Learning ReLU networks to high uniform accuracy is intractable

Authors: Julius Berner, Philipp Grohs, Felix Voigtlaender

ICLR 2023 | Conference PDF | Archive PDF | Plain Text | LLM Run Details

Reproducibility Variable Result LLM Response
Research Type Experimental Published as a conference paper at ICLR 2023. We prove that, under very general assumptions, the minimal number of training samples for this task scales exponentially both in the depth and the input dimension of the network architecture. Our results are further corroborated by numerical experiments presented in Section 3 below.
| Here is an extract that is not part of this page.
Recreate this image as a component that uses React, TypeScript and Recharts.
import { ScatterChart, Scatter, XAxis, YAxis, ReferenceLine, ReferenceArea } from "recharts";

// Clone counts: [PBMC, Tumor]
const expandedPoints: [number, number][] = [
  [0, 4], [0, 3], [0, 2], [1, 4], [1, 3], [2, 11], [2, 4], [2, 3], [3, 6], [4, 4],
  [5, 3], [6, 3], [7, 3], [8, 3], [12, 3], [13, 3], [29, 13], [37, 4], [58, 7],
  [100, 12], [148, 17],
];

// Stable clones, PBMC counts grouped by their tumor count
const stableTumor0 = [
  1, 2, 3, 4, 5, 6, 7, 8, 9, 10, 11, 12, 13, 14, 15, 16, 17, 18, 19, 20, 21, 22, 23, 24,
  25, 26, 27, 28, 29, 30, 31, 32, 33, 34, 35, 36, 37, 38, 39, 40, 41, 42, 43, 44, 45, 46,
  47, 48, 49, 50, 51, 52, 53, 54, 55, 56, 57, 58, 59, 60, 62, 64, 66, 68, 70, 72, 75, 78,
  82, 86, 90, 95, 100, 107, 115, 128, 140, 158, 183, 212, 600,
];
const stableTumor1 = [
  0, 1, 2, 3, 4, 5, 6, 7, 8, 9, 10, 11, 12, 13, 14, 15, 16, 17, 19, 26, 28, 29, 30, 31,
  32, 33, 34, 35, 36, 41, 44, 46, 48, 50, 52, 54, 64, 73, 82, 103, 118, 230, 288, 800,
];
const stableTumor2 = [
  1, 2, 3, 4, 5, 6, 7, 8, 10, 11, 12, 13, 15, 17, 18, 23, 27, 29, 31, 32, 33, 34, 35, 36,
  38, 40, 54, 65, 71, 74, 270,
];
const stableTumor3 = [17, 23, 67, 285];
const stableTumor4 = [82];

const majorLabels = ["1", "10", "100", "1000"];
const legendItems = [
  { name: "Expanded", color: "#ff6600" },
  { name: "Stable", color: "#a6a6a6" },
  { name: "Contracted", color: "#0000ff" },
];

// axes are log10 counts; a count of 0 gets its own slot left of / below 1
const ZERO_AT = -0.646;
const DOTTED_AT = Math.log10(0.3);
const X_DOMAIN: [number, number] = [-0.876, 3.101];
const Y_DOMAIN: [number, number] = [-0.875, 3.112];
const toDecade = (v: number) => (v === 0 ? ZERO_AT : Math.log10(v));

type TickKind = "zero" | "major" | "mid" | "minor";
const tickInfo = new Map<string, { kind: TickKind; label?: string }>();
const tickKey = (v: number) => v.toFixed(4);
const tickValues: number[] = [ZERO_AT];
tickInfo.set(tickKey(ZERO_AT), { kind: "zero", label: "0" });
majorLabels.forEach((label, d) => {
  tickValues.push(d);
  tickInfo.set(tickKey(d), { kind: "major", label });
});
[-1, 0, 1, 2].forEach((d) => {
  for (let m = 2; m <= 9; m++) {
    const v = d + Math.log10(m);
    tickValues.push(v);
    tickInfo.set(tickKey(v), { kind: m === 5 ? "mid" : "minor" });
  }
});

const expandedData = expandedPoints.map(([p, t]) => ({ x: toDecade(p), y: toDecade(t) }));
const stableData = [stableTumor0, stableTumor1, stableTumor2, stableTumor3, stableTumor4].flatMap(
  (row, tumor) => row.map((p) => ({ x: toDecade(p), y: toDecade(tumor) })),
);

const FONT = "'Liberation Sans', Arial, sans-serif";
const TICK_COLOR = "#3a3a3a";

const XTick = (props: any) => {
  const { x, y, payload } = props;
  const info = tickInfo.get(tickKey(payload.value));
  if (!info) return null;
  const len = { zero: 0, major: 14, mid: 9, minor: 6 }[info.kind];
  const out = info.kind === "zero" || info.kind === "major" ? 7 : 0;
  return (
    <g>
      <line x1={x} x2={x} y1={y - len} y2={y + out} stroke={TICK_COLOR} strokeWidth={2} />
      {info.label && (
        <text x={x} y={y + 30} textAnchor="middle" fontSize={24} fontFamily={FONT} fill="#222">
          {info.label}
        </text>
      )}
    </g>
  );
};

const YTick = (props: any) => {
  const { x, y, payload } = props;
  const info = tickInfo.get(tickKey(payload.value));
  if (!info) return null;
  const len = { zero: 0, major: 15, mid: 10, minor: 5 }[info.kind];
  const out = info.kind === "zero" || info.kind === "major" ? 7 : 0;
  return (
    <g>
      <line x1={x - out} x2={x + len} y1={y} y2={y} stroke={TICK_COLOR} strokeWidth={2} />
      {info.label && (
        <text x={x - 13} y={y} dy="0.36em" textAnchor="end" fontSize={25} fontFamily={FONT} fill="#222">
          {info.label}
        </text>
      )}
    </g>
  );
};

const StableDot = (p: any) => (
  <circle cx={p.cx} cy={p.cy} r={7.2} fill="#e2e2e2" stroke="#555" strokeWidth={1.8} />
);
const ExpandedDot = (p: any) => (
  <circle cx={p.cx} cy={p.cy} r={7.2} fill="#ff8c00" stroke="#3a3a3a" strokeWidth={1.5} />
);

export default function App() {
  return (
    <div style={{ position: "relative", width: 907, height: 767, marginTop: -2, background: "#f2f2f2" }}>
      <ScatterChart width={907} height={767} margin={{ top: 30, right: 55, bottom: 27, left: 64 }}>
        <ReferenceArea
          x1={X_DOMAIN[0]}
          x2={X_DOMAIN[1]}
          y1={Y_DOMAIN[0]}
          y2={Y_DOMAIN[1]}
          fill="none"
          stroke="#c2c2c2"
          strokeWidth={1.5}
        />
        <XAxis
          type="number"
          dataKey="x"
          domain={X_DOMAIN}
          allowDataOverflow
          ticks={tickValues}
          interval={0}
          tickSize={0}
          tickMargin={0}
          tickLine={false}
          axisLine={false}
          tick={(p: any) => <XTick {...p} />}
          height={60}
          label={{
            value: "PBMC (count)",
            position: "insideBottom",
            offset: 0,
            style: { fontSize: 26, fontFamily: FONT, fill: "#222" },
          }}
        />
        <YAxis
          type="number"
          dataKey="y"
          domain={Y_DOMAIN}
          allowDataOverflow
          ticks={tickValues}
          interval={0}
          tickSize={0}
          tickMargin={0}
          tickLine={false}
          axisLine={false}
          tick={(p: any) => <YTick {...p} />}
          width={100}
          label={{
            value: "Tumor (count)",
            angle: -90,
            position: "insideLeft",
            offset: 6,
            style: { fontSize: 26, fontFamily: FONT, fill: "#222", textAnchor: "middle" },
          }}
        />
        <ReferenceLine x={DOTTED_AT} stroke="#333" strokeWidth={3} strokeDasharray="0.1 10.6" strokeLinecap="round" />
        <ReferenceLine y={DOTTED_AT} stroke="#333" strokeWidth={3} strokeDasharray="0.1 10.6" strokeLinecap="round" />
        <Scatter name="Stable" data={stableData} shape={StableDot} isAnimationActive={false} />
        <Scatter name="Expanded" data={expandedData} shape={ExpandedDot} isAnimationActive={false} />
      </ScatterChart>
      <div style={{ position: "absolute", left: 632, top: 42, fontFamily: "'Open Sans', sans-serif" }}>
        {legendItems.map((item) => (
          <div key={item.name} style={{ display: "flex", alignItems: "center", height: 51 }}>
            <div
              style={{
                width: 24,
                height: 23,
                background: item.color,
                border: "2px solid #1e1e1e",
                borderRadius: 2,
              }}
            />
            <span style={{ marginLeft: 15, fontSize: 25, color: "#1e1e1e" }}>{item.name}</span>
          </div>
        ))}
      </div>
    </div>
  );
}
To illustrate our main result in Theorem 2.2, we estimate the error in (2) by a tractable approximation in a student-teacher setting. For each combination, we train student networks with 3 different seeds, 3 different widths, and 3 different batch-sizes. In summary, this yields 2 × 4 × 40 × 3 × 3 × 3 = 8640 experiments each executed on a single GPU.
Researcher Affiliation Academia Julius Berner1, Philipp Grohs1,2,3, and Felix Voigtlaender4, 1Faculty of Mathematics, University of Vienna, Austria 2Research Network Data Science @ Uni Vienna, University of Vienna, Austria 3RICAM, Austrian Academy of Sciences, Austria 4Mathematical Institute for Machine Learning and Data Science (MIDS), Catholic University of Eichstätt-Ingolstadt, Germany
Pseudocode No The paper describes mathematical proofs and outlines the proof idea, but does not contain any pseudocode or algorithm blocks.
Open Source Code Yes We provide an extensible implementation4 in PyTorch (Paszke et al., 2019) featuring multi-node experiment execution and hyperparameter tuning using Ray Tune (Liaw et al., 2018), experiment tracking using Weights & Biases and Tensor Board, and flexible experiment configuration. Building upon our work, research teams with sufficient computational resources can provide further numerical evidence on an even larger scale. 4The code can be found at https://github.com/juliusberner/theory2practice.
Open Datasets No We obtain teacher networks u ∈ H∞(d,N1,...,NL−1,1),c by sampling their coefficients Φ componentwise according to a uniform distribution on [−c, c]. For every algorithm (A, m) ∈ A and seed ω ∈ Ω we consider point sequences x(u) uniformly distributed in [−0.5, 0.5]d with m(ω) = m. The corresponding point samples are used to train the coefficients of a neural network (student) using the Adam optimizer (Kingma & Ba, 2015) with exponentially decaying learning rate. The paper uses a synthetic uniform distribution to generate samples for training, which is not a named, publicly available dataset with a specific access link or citation as typically defined.
Dataset Splits No The paper mentions 'independent evaluation samples uniformly distributed' and details experimental parameters like sample sizes, but does not specify distinct training, validation, and test dataset splits with percentages or counts. It also does not reference predefined standard splits.
Hardware Specification Yes Table 1: General hyperparameters for the experiments in Figure 1 and Section 3. GPUs per training 1 (NVIDIA GTX-1080, RTX-2080Ti, A40, or A100)
Software Dependencies No The paper mentions software like 'PyTorch (Paszke et al., 2019)', 'Adam optimizer (Kingma & Ba, 2015)', 'Ray Tune (Liaw et al., 2018)', 'Weights & Biases and Tensor Board'. However, it does not provide specific version numbers for these software components.
Experiment Setup Yes Table 1: General hyperparameters for the experiments in Figure 1 and Section 3. Describes Experiment precision, GPUs, optimizer, initialization, activation function, learning rate scheduler, initial/final learning rate, decay frequency, number of samples, distribution of samples, evaluation norm, number of evaluations. Table 3: Hyperparameters specific to the experiments in Section 3. Describes Experiment samples, dimension, number of teachers, teacher architecture, activation, coefficient norm, distribution of coefficients, number of seeds, student architecture, batch-size, number of epochs.